** START **

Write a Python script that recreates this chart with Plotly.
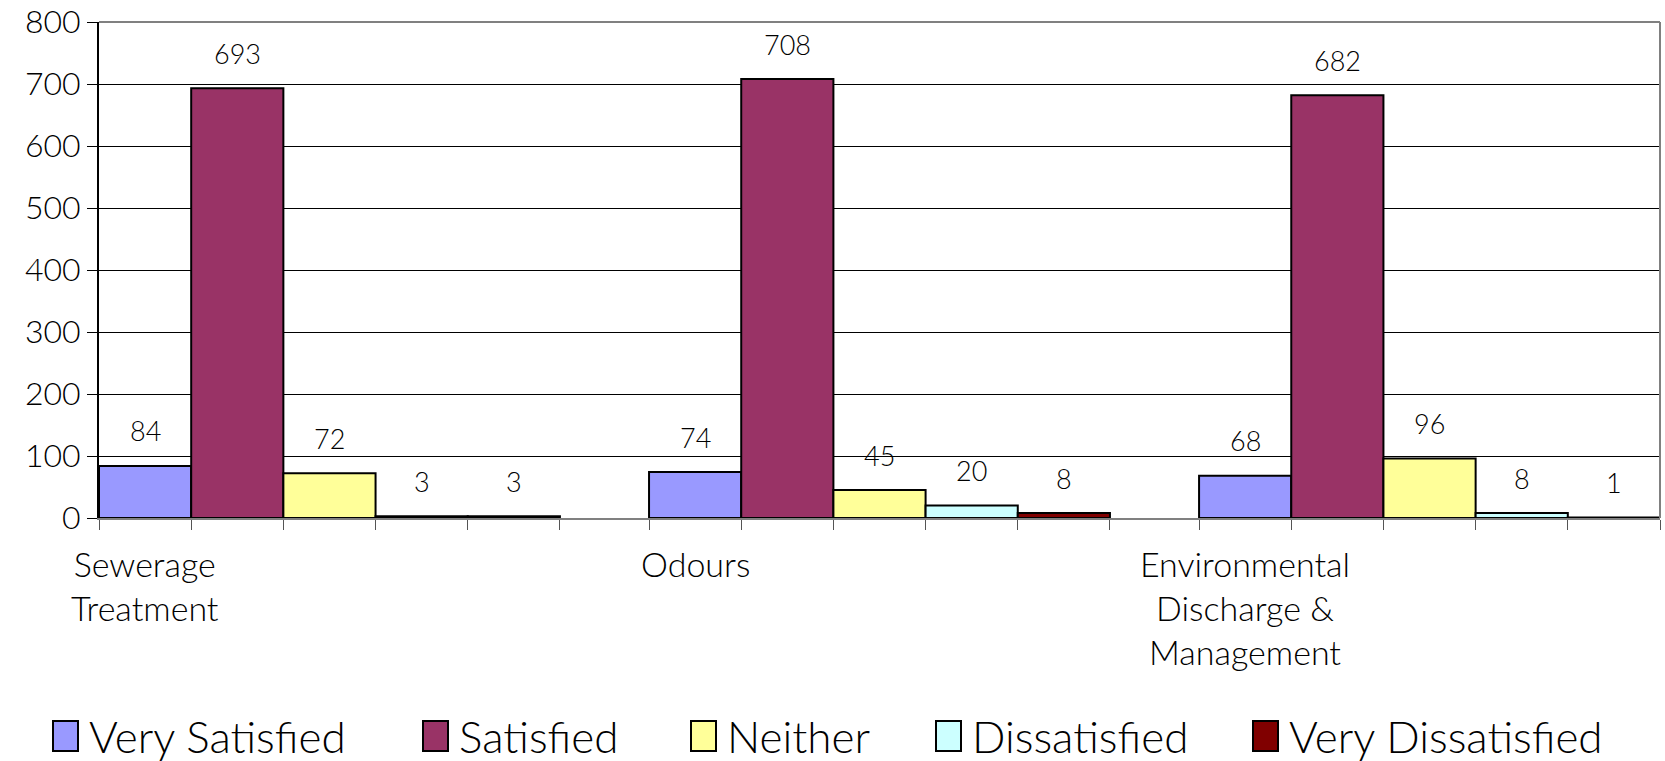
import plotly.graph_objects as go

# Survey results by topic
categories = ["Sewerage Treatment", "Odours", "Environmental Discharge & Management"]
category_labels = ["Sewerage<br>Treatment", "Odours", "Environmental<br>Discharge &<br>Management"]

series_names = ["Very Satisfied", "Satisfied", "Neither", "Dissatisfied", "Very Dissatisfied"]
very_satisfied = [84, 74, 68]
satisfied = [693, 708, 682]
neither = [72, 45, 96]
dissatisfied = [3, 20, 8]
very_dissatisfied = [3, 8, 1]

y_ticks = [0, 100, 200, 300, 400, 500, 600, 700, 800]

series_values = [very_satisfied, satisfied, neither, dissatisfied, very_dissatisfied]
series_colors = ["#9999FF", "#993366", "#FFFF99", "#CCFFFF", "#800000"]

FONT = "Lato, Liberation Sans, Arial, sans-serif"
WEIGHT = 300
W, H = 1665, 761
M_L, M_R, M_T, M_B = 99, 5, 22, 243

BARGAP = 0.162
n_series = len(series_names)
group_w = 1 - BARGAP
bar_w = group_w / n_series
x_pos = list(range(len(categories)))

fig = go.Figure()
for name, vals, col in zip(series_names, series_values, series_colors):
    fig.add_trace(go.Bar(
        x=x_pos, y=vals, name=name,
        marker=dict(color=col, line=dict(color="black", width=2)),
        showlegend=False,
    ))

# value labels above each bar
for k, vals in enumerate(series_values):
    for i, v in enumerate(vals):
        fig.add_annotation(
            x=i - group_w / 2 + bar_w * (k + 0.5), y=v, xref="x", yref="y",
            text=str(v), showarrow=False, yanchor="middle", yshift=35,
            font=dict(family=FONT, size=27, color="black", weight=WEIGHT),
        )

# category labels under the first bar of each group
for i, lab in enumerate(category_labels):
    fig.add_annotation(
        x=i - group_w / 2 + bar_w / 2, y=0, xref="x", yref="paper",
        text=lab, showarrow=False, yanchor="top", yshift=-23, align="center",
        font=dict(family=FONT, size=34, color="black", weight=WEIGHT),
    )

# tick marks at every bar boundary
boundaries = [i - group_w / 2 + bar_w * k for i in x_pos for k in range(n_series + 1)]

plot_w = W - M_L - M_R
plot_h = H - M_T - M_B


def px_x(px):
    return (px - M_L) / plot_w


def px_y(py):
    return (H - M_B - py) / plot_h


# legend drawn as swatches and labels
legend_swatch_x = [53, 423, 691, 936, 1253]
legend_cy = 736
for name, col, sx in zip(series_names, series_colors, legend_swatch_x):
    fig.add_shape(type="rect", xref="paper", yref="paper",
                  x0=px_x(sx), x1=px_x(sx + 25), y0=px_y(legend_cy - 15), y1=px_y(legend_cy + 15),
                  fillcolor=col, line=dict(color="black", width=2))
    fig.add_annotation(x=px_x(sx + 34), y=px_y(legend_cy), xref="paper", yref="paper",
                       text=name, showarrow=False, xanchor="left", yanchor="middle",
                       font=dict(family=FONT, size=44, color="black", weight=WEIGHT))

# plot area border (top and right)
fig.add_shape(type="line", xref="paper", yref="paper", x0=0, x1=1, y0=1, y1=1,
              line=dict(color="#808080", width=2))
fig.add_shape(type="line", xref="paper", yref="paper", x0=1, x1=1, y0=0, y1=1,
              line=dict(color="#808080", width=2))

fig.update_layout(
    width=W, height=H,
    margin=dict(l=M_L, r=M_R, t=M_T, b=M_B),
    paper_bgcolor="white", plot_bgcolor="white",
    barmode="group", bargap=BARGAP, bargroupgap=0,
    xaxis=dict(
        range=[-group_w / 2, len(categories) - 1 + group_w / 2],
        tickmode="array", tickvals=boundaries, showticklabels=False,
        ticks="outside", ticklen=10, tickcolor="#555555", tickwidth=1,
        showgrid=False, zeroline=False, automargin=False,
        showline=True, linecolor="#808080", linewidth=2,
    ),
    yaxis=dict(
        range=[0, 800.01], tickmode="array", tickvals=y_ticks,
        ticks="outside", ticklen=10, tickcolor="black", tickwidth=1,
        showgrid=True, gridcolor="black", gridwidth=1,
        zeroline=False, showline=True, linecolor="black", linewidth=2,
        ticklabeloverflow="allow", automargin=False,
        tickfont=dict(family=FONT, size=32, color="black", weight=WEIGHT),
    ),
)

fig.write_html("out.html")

** END **

• _Exercise brief_
Return the listing above unchanged, apart from dropping its pictures.

• _Answer to the problem_
Write a Python script that recreates this chart with Plotly.
import plotly.graph_objects as go

# Survey results by topic
categories = ["Sewerage Treatment", "Odours", "Environmental Discharge & Management"]
category_labels = ["Sewerage<br>Treatment", "Odours", "Environmental<br>Discharge &<br>Management"]

series_names = ["Very Satisfied", "Satisfied", "Neither", "Dissatisfied", "Very Dissatisfied"]
very_satisfied = [84, 74, 68]
satisfied = [693, 708, 682]
neither = [72, 45, 96]
dissatisfied = [3, 20, 8]
very_dissatisfied = [3, 8, 1]

y_ticks = [0, 100, 200, 300, 400, 500, 600, 700, 800]

series_values = [very_satisfied, satisfied, neither, dissatisfied, very_dissatisfied]
series_colors = ["#9999FF", "#993366", "#FFFF99", "#CCFFFF", "#800000"]

FONT = "Lato, Liberation Sans, Arial, sans-serif"
WEIGHT = 300
W, H = 1665, 761
M_L, M_R, M_T, M_B = 99, 5, 22, 243

BARGAP = 0.162
n_series = len(series_names)
group_w = 1 - BARGAP
bar_w = group_w / n_series
x_pos = list(range(len(categories)))

fig = go.Figure()
for name, vals, col in zip(series_names, series_values, series_colors):
    fig.add_trace(go.Bar(
        x=x_pos, y=vals, name=name,
        marker=dict(color=col, line=dict(color="black", width=2)),
        showlegend=False,
    ))

# value labels above each bar
for k, vals in enumerate(series_values):
    for i, v in enumerate(vals):
        fig.add_annotation(
            x=i - group_w / 2 + bar_w * (k + 0.5), y=v, xref="x", yref="y",
            text=str(v), showarrow=False, yanchor="middle", yshift=35,
            font=dict(family=FONT, size=27, color="black", weight=WEIGHT),
        )

# category labels under the first bar of each group
for i, lab in enumerate(category_labels):
    fig.add_annotation(
        x=i - group_w / 2 + bar_w / 2, y=0, xref="x", yref="paper",
        text=lab, showarrow=False, yanchor="top", yshift=-23, align="center",
        font=dict(family=FONT, size=34, color="black", weight=WEIGHT),
    )

# tick marks at every bar boundary
boundaries = [i - group_w / 2 + bar_w * k for i in x_pos for k in range(n_series + 1)]

plot_w = W - M_L - M_R
plot_h = H - M_T - M_B


def px_x(px):
    return (px - M_L) / plot_w


def px_y(py):
    return (H - M_B - py) / plot_h


# legend drawn as swatches and labels
legend_swatch_x = [53, 423, 691, 936, 1253]
legend_cy = 736
for name, col, sx in zip(series_names, series_colors, legend_swatch_x):
    fig.add_shape(type="rect", xref="paper", yref="paper",
                  x0=px_x(sx), x1=px_x(sx + 25), y0=px_y(legend_cy - 15), y1=px_y(legend_cy + 15),
                  fillcolor=col, line=dict(color="black", width=2))
    fig.add_annotation(x=px_x(sx + 34), y=px_y(legend_cy), xref="paper", yref="paper",
                       text=name, showarrow=False, xanchor="left", yanchor="middle",
                       font=dict(family=FONT, size=44, color="black", weight=WEIGHT))

# plot area border (top and right)
fig.add_shape(type="line", xref="paper", yref="paper", x0=0, x1=1, y0=1, y1=1,
              line=dict(color="#808080", width=2))
fig.add_shape(type="line", xref="paper", yref="paper", x0=1, x1=1, y0=0, y1=1,
              line=dict(color="#808080", width=2))

fig.update_layout(
    width=W, height=H,
    margin=dict(l=M_L, r=M_R, t=M_T, b=M_B),
    paper_bgcolor="white", plot_bgcolor="white",
    barmode="group", bargap=BARGAP, bargroupgap=0,
    xaxis=dict(
        range=[-group_w / 2, len(categories) - 1 + group_w / 2],
        tickmode="array", tickvals=boundaries, showticklabels=False,
        ticks="outside", ticklen=10, tickcolor="#555555", tickwidth=1,
        showgrid=False, zeroline=False, automargin=False,
        showline=True, linecolor="#808080", linewidth=2,
    ),
    yaxis=dict(
        range=[0, 800.01], tickmode="array", tickvals=y_ticks,
        ticks="outside", ticklen=10, tickcolor="black", tickwidth=1,
        showgrid=True, gridcolor="black", gridwidth=1,
        zeroline=False, showline=True, linecolor="black", linewidth=2,
        ticklabeloverflow="allow", automargin=False,
        tickfont=dict(family=FONT, size=32, color="black", weight=WEIGHT),
    ),
)

fig.write_html("out.html")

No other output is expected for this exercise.